6 Things to teach kids in raising them to become successful

29

APRIL, 2017

Motivation
Entrepreneur
Success

Every parent dreams of having their children grow up to become far more successful as they are as
adults. Having to do well in school is just one of the stepping stones that they would have to leap from.
While there is no formula for raising successful children, a research reveals that there are specific factors
that predict them to live successfully.

That said, it still goes down to the parents. Listed below are some of the things parents should really
teach their little ones in order for them to become successful in the years to come.

  1. Teach them to have high expectations

A statistical survey made by the University of California at Los Angeles professor Neal Halfon and
his colleagues were surprised to find out that the expectations that parents set for their kids
have a huge effect on their personal attainment.
“Kids would likely to live up to their parents’ expectation”, Halfon denotes. If parents would
teach their children to have high expectations at an early age, this would lead to the Pygmalion
effect, whereby higher expectations lead to higher performance.

 

  1. Teach them to be social.

A twenty-year study conducted by the researchers at Pennsylvania State University discovered
that there is actually a significant correlation between social skills of children as kindergartners
and their success as adults two decades after.
It shows that socially competent children who could cooperate with their peers without
prompting, be helpful to others, understand their feelings, and resolve problems on their own,
were far more likely to earn a college degree and have a full-time job by age 25 than those with
limited social skills. Additionally, those with limited social skills, on the other hand, had a higher
chance of getting arrested and applying for public housing.
This study evidently shows that aiding your children in developing social and emotional skills
early on will pave the way for them to be ready for a healthy future.

 

  1. Teach them math in their early years.

Developing an early knowledge in math yields to big advantages.

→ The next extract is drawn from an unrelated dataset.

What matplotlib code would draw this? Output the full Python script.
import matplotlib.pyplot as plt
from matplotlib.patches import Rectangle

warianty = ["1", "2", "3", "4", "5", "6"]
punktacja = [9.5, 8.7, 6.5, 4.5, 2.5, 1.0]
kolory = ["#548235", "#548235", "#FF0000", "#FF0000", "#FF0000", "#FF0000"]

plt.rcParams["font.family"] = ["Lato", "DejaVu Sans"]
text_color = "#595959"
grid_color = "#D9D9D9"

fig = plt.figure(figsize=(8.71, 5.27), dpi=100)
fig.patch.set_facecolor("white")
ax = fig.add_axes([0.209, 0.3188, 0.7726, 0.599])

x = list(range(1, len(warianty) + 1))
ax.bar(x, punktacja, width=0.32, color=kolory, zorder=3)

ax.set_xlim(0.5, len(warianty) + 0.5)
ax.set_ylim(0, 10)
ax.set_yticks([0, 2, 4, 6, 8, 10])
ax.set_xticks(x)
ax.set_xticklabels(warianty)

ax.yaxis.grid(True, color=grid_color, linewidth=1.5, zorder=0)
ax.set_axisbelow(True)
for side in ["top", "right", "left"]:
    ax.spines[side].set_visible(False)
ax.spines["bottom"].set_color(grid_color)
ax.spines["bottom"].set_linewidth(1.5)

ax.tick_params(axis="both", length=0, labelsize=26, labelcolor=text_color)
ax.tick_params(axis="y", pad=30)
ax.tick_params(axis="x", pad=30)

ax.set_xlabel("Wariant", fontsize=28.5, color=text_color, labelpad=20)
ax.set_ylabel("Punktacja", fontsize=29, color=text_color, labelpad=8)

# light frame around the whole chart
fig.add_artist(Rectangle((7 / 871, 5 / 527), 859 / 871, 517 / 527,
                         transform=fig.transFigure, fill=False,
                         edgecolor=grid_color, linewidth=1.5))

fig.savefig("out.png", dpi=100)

Mastery of early mathematical
skills not only predicts to a math achievement in the future but, to reading achievement as well.
Having your kids to be ready with a knowledge of numbers, number orders and solving puzzles
prior to schooling prepares your child for challenges and thinking up of simple solutions to solve
them.

  1. Teach them that moms work.

Interestingly enough, a research from Harvard Business school claims that there is a great
difference to children who grow up with working mothers than those who do not.
The numbers show that there is a 23% difference in daughters who had a job in a supervisory
role compared to colleagues who were raised by housewives. For sons of working mothers, the
study found that they involve themselves in household work and childcare.
Being a role model to your children influences them of their behavior and their beliefs.

  1. Teach them to do chores.

Basing from the Harvard Grant Study, parents should teach children to do chores. Doing so,
children grow up to become employees who are independent and collaborative.
“By making them do chores — taking out the garbage, doing their own laundry — they realize I
have to do the work of life in order to be part of life,” Julie Lythcott-Haims, former dean of
freshmen at Stanford University states.
If they are exempted from doing chores, they also miss out on learning that work has to be done
and also miss out on opportunities to participate. These simple tasks prepare them to
understand that each one has a role in making the system/society better.

 

  1. Teach them to have healthy relationships with the family.

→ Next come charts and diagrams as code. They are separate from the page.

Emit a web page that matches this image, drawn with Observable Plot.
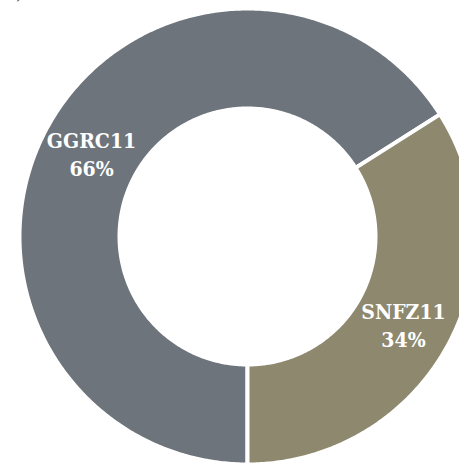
<!DOCTYPE html>
<html><head><meta charset="utf-8">
<script src="https://cdn.jsdelivr.net/npm/d3@7"></script>
<script src="https://cdn.jsdelivr.net/npm/@observablehq/plot@0.6"></script>
<style>body{margin:0;background:#fff} .lbl text{font-stretch:condensed}</style>
</head><body><div id="chart"></div>
<script>
const categories = ["GGRC11", "SNFZ11"];
const shares = [66, 34];
const colors = ["#6d747b", "#8e886e"];
const panelLabel = ["a)"];

// layout (pixels)
const W = 459, H = 463, cx = 247, cy = 236, R = 226, r0 = 130, gap = 4;
const k = R;
const xDomain = [-cx / k, (W - cx) / k];
const yDomain = [-(H - cy) / k, cy / k];
const rOut = (R + gap / 2) / k, rIn = (r0 - gap / 2) / k;

const arcs = d3.pie().sort(null).startAngle(Math.PI).endAngle(3 * Math.PI)(shares);
const poly = [];
arcs.forEach((a, i) => {
  const n = Math.max(2, Math.ceil((a.endAngle - a.startAngle) / 0.01));
  for (let j = 0; j <= n; j++) {
    const t = a.startAngle + (a.endAngle - a.startAngle) * j / n;
    poly.push({cat: categories[i], x: rOut * Math.sin(t), y: rOut * Math.cos(t)});
  }
  for (let j = n; j >= 0; j--) {
    const t = a.startAngle + (a.endAngle - a.startAngle) * j / n;
    poly.push({cat: categories[i], x: rIn * Math.sin(t), y: rIn * Math.cos(t)});
  }
});
const rMid = (R + r0) / 2 / k;
const labels = arcs.map((a, i) => {
  const t = (a.startAngle + a.endAngle) / 2;
  return {text: `${categories[i]}\n${shares[i]}%`, x: rMid * Math.sin(t), y: rMid * Math.cos(t)};
});

const chart = Plot.plot({
  width: W, height: H, margin: 0,
  style: {background: "white", overflow: "visible"},
  x: {domain: xDomain, axis: null},
  y: {domain: yDomain, axis: null},
  color: {domain: categories, range: colors},
  marks: [
    Plot.line(poly, {x: "x", y: "y", z: "cat", fill: "cat", stroke: "white", strokeWidth: gap, curve: "linear-closed"}),
    Plot.text(labels, {x: "x", y: "y", text: "text", fill: "white", fontSize: 21, fontWeight: "bold",
      fontFamily: "'DejaVu Serif Condensed', 'DejaVu Serif', serif", lineHeight: 1.33, dy: 2, className: "lbl"}),
    Plot.text(panelLabel, {frameAnchor: "top-left", dx: 6, dy: -13, lineAnchor: "top", fontSize: 16,
      fontFamily: "'DejaVu Serif', serif", fill: "#333"})
  ]
});
document.getElementById("chart").append(chart);
</script>
</body></html>
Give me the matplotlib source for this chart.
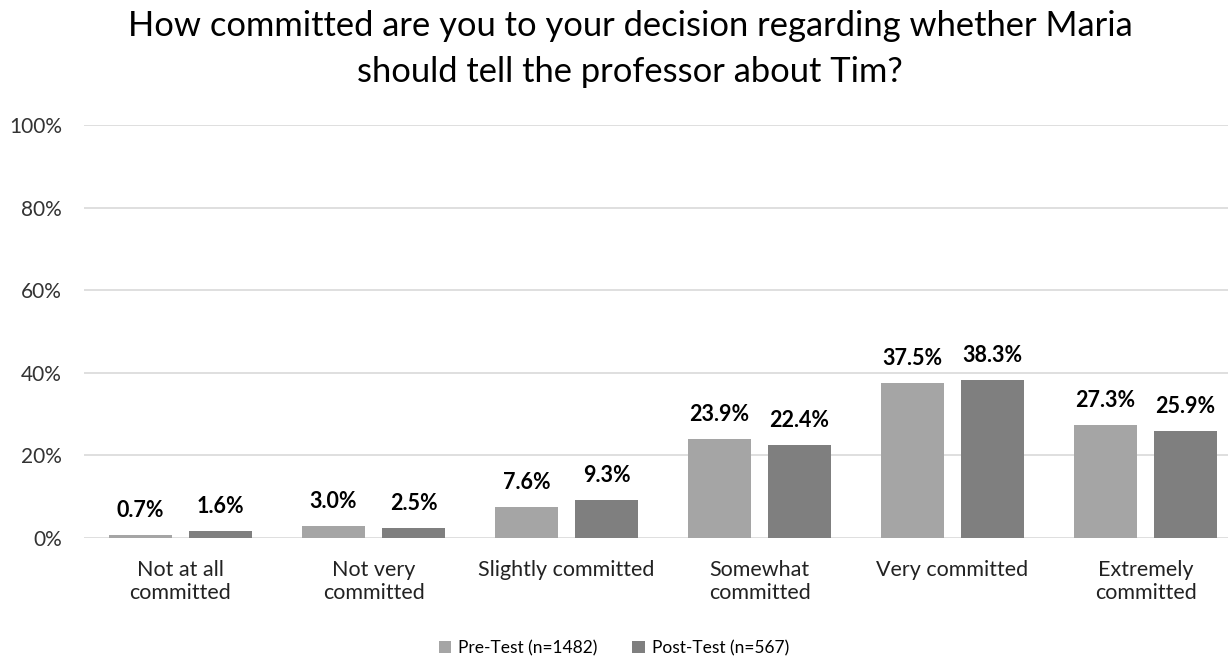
import numpy as np
import matplotlib
matplotlib.use("Agg")
import matplotlib.pyplot as plt

plt.rcParams['font.family'] = ['Lato', 'DejaVu Sans']

categories = ["Not at all\ncommitted", "Not very\ncommitted", "Slightly committed",
              "Somewhat\ncommitted", "Very committed", "Extremely\ncommitted"]
pre_test = [0.7, 3.0, 7.6, 23.9, 37.5, 27.3]
post_test = [1.6, 2.5, 9.3, 22.4, 38.3, 25.9]
series_names = ["Pre-Test (n=1482)", "Post-Test (n=567)"]
title_lines = ["How committed are you to your decision regarding whether Maria",
               "should tell the professor about Tim?"]
colors = ["#A5A5A5", "#7F7F7F"]

W, H = 1228, 662
fig = plt.figure(figsize=(W / 100, H / 100), dpi=100)
ax = fig.add_axes([84 / W, (H - 538) / H, 1158 / W, 413 / H])

x = np.arange(len(categories))
w = 0.33
off = 0.207
b1 = ax.bar(x - off, pre_test, w, color=colors[0], label=series_names[0], zorder=2)
b2 = ax.bar(x + off, post_test, w, color=colors[1], label=series_names[1], zorder=2)

for bars, vals in [(b1, pre_test), (b2, post_test)]:
    for r, v in zip(bars, vals):
        ax.annotate("%.1f%%" % v, (r.get_x() + r.get_width() / 2, v),
                    xytext=(0, 14), textcoords='offset pixels',
                    ha='center', va='bottom', fontsize=15.5, fontweight='bold', color='black')

ax.set_xlim(-0.5, len(categories) - 0.5)
ax.set_ylim(0, 100)
ax.set_yticks([0, 20, 40, 60, 80, 100])
ax.set_yticklabels(["%d%%" % t for t in [0, 20, 40, 60, 80, 100]], fontsize=15, color='#333333')
ax.set_xticks(x)
ax.set_xticklabels(categories, fontsize=15.5, color='#222222', linespacing=1.15)
ax.tick_params(axis='both', length=0)
ax.tick_params(axis='y', pad=16)
ax.tick_params(axis='x', pad=16)
ax.yaxis.grid(True, color='#D9D9D9', linewidth=1.2, zorder=0)
ax.set_axisbelow(True)
for s in ax.spines.values():
    s.set_visible(False)

# title: two lines, baselines
for line, yb in zip(title_lines, [36, 82]):
    fig.text(630 / W, 1 - yb / H, line, ha='center', va='baseline', fontsize=24.8, color='black')

fig.legend(handles=[b1, b2], loc='center', bbox_to_anchor=(0.5, 14 / H),
           ncol=2, frameon=False, fontsize=12.5, handlelength=0.7, handleheight=0.7,
           columnspacing=2.0, handletextpad=0.4)

fig.savefig("out.png", dpi=100)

According to a study conducted by the University of Illinois, the conflict between parents has a
huge negative affect on children. Children growing from broken families, divorced or singleparents,
have a strong influence on the child’s adjustment. The study proves that this puts the
child to become emotionally distressed hence, hinders the child to be successful.
Another report conducted last 2014 by the University of Minnesota, suggests that investments
in early parent-child relationships may result in long-term results that are beneficial to both
parties. In the report, having to provide sensitive caregiving in the first three years yields to
children who achieve better academic test results and had greater attainments in their thirties.